Drone age: Bengaluru duo off to a flying start
Mrinal Pai and T. R. Mughilan developed a drone to help ensure safety
Bengaluru: Did you know that it was two young graduates from R.V. College of Engineering who helped Bengaluru police keep a watch, from high on above, and helped ensure the safety of New Year revelers on M.G. Road on December 31, 2014, just two days after the Church Street bomb blast on December 29?
Yes, it was a drone fitted with cameras, made by Mrinal Pai and T. R. Mughilan, that did the job. Pai and Mughilan now run a start-up called Skylark Drones, and have even made a sale to the Indian Army’s Assam Rifles regiment.
“We live-streamed the video we captured to a ground station, which was monitored by a police personnel. It helped them monitor the crowd in an effective way. They asked us to do the same for Id-Milad procession, after our work on the New Year’s eve,” Pai said.
Drones, or unmanned aerial vehicles, have for long been used by the world’s military forces for surveillance and reconnaissance. Increasingly, they are being used for civilian purposes. If retail giants such as Amazon are testing using drones to deliver packages to customers, real estate companies and municipalities are using them to conduct land surveys, and police forces are deploying them to monitor crowds.

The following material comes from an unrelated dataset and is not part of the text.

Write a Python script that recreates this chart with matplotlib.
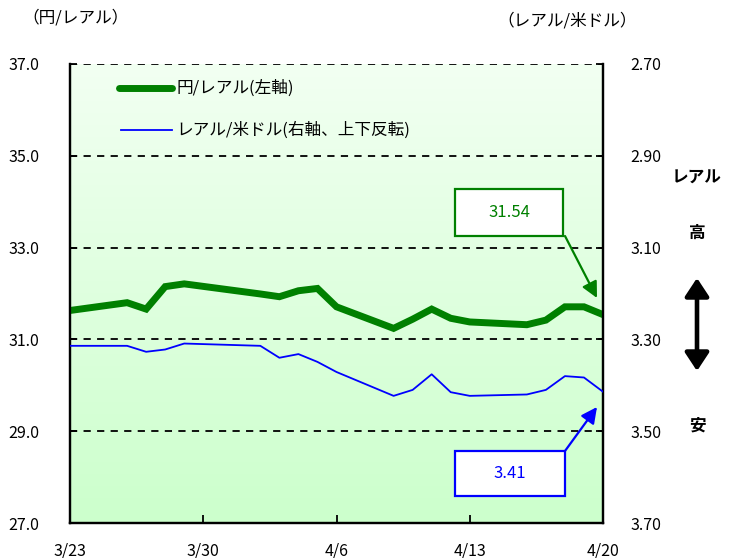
import matplotlib
matplotlib.use("Agg")
import matplotlib.pyplot as plt
import numpy as np
import pandas as pd
from matplotlib.patches import FancyArrowPatch

plt.rcParams['font.family'] = ['Noto Sans CJK JP', 'DejaVu Sans']

dates = ["2018-03-23", "2018-03-26", "2018-03-27", "2018-03-28", "2018-03-29",
         "2018-04-02", "2018-04-03", "2018-04-04", "2018-04-05", "2018-04-06",
         "2018-04-09", "2018-04-10", "2018-04-11", "2018-04-12", "2018-04-13",
         "2018-04-16", "2018-04-17", "2018-04-18", "2018-04-19", "2018-04-20"]
jpy_brl = [31.63, 31.80, 31.66, 32.15, 32.21,
           31.99, 31.93, 32.06, 32.11, 31.71,
           31.24, 31.44, 31.66, 31.46, 31.38,
           31.32, 31.42, 31.71, 31.71, 31.54]
brl_usd = [3.314, 3.314, 3.327, 3.322, 3.309,
           3.314, 3.340, 3.332, 3.349, 3.371,
           3.423, 3.410, 3.376, 3.415, 3.423,
           3.420, 3.410, 3.380, 3.383, 3.414]
xtick_dates = ["2018-03-23", "2018-03-30", "2018-04-06", "2018-04-13", "2018-04-20"]
xtick_labels = ["3/23", "3/30", "4/6", "4/13", "4/20"]
left_ticks = [27.0, 29.0, 31.0, 33.0, 35.0, 37.0]
right_ticks = [2.70, 2.90, 3.10, 3.30, 3.50, 3.70]

x = pd.to_datetime(dates)
xt = pd.to_datetime(xtick_dates)

fig = plt.figure(figsize=(7.29, 5.58), dpi=100)
W, H = 729, 558
l, r, t, b = 70, 603, 64, 523
ax = fig.add_axes([l / W, 1 - b / H, (r - l) / W, (b - t) / H])
ax2 = ax.twinx()

ax.set_xlim(xt[0], xt[-1])
ax.set_ylim(27, 37)
ax2.set_ylim(3.70, 2.70)

# gradient background
grad = np.linspace(0, 1, 256).reshape(-1, 1)
top_c = np.array([242, 255, 242]) / 255
bot_c = np.array([204, 255, 204]) / 255
img = top_c[None, None, :] * (1 - grad[:, :, None]) + bot_c[None, None, :] * grad[:, :, None]
ax.imshow(img, extent=[0, 1, 0, 1], transform=ax.transAxes, aspect='auto', zorder=0)

# grid
for v in [29, 31, 33, 35, 37]:
    ax.axhline(v, color='black', ls=(0, (4, 3.5)), lw=1.3, zorder=1)

ax.plot(x, jpy_brl, color='#008000', lw=5, zorder=3, solid_joinstyle='miter')
ax2.plot(x, brl_usd, color='#0000ff', lw=1.3, zorder=3)

for a in (ax, ax2):
    a.spines['top'].set_visible(False)
    for s in ('left', 'right', 'bottom'):
        a.spines[s].set_linewidth(1.6)
        a.spines[s].set_color('black')

ax.set_xticks(xt)
ax.set_xticklabels(xtick_labels)
ax.tick_params(axis='x', direction='in', length=6, width=1.3, pad=14, labelsize=11.5)
ax.set_yticks(left_ticks)
ax.set_yticklabels([f"{v:.1f}" for v in left_ticks])
ax.tick_params(axis='y', direction='in', length=5, width=1.3, pad=22, labelsize=11.5)
ax2.set_yticks(right_ticks)
ax2.set_yticklabels([f"{v:.2f}" for v in right_ticks])
ax2.tick_params(axis='y', direction='in', length=5, width=1.3, pad=20, labelsize=11.5)
ax.set_zorder(1)
ax2.set_zorder(2)
ax2.patch.set_visible(False)

# legend (manual)
fig.add_artist(plt.Line2D([119 / W, 172 / W], [1 - 88 / H, 1 - 88 / H], color='#008000', lw=5,
                          solid_capstyle='round'))
fig.text(176 / W, 1 - 88 / H, "円/レアル(左軸)", fontsize=12, va='center', ha='left')
fig.add_artist(plt.Line2D([121 / W, 172 / W], [1 - 130 / H, 1 - 130 / H], color='#0000ff', lw=1.3))
fig.text(176 / W, 1 - 130 / H, "レアル/米ドル(右軸、上下反転)", fontsize=12, va='center', ha='left')

# axis titles
fig.text(22 / W, 1 - 18 / H, "（円/レアル）", fontsize=12, va='center', ha='left')
fig.text(497 / W, 1 - 21 / H, "（レアル/米ドル）", fontsize=12, va='center', ha='left')

# side labels
fig.text(697 / W, 1 - 178 / H, "レアル", fontsize=12, fontweight='bold', va='center', ha='center')
fig.text(697 / W, 1 - 233 / H, "高", fontsize=12, fontweight='bold', va='center', ha='center')
fig.text(697 / W, 1 - 426 / H, "安", fontsize=12, fontweight='bold', va='center', ha='center')
arr = FancyArrowPatch((697 / W, 1 - 278 / H), (697 / W, 1 - 371 / H), transform=fig.transFigure,
                      arrowstyle='<|-|>,head_length=5,head_width=3.3', lw=3.3, color='black',
                      mutation_scale=2.2, shrinkA=0, shrinkB=0)
fig.add_artist(arr)

# value annotations
def boxed(x0, y0, x1, y1, text, color, ax_from, ay_from, ax_to, ay_to):
    rect = plt.Rectangle((x0 / W, 1 - y1 / H), (x1 - x0) / W, (y1 - y0) / H, transform=fig.transFigure,
                         facecolor='white', edgecolor=color, lw=1.6, zorder=5)
    fig.add_artist(rect)
    fig.text((x0 + x1) / 2 / W, 1 - (y0 + y1) / 2 / H, text, color=color, fontsize=12,
             ha='center', va='center', zorder=6)
    a = FancyArrowPatch((ax_from / W, 1 - ay_from / H), (ax_to / W, 1 - ay_to / H),
                        transform=fig.transFigure, arrowstyle='-|>,head_length=6,head_width=3',
                        lw=1.6, color=color, mutation_scale=1.6, shrinkA=0, shrinkB=0, zorder=6)
    fig.add_artist(a)

boxed(455, 189, 563, 236, f"{jpy_brl[-1]:.2f}", '#008000', 565, 236, 597, 298)
boxed(455, 451, 565, 496, f"{brl_usd[-1]:.2f}", '#0000ff', 565, 451, 597, 407)

fig.savefig("out.png", dpi=100)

Pai and Mughilan’s journey towards Skylark Drones began in 2008, when they started collaborating on the technology even as students. Their big breakthrough came when they won the SAE aero design competition, organised by the American space agency NASA (National Aeronautics and Space Administration) in 2013. The next year, they founded Skylark, which now has five full-time staff and eight interns.
Pai graduated from R V College of Engineering (RVCE) in 2014 while Mughilan finished his Masters in Aerospace Systems from Purdue University in 2014 after graduating in Mechanical Engineering from RVCE.
There is a growing market for aerial data, potentially worth hundreds of millions, and 22 year old Pai and 24 year old Mughilan know this. "We started out as a drone manufacturing company," said Mrinal Pai. "However, with the wide range of activities for which the drones can be leveraged, we are now looking at ourselves as an aerial data company."
Talking about the company’s first sale, Pai said that Assam regiment of the Indian Army contacted the company with the requirement for a night vision, silent drone. “We built the drone ground up within 10 days and dispatched. They were really happy,” Pai adds. Real estate companies, for instance, are actively looking at using drones for land assessment. Drone images are typically not only more accurate than satellite imagery but drones can also map large tracts of land in a short time. Insurance companies, too, have begun to use drone data. Skylark provides aerial photographs of accident sites to help expedite insurance claims processing at a leading insurance company, Pai and Mughilan said. The start-up’s journey, however, has been far from smooth, not least because regulatory hurdles continue to be the biggest roadblock for the growth of companies such as Skylark. With no clear guidelines or regulations in place, the rules that govern drones and, in effect, these companies, are ambiguous.
The US Federal Aviation Administration (FAA) has recently issued regulations and guidelines for the use of drones in civilian airspace in America that could serve as a guide to catalyse other countries to come up with their own drone policies. The Directorate General of Civil Aviation (DGCA) in India is expected to put in place a framework for the use and application of drones in the country in a few months.
Funding the venture is another problem, but the duo are hopeful they will overcome it.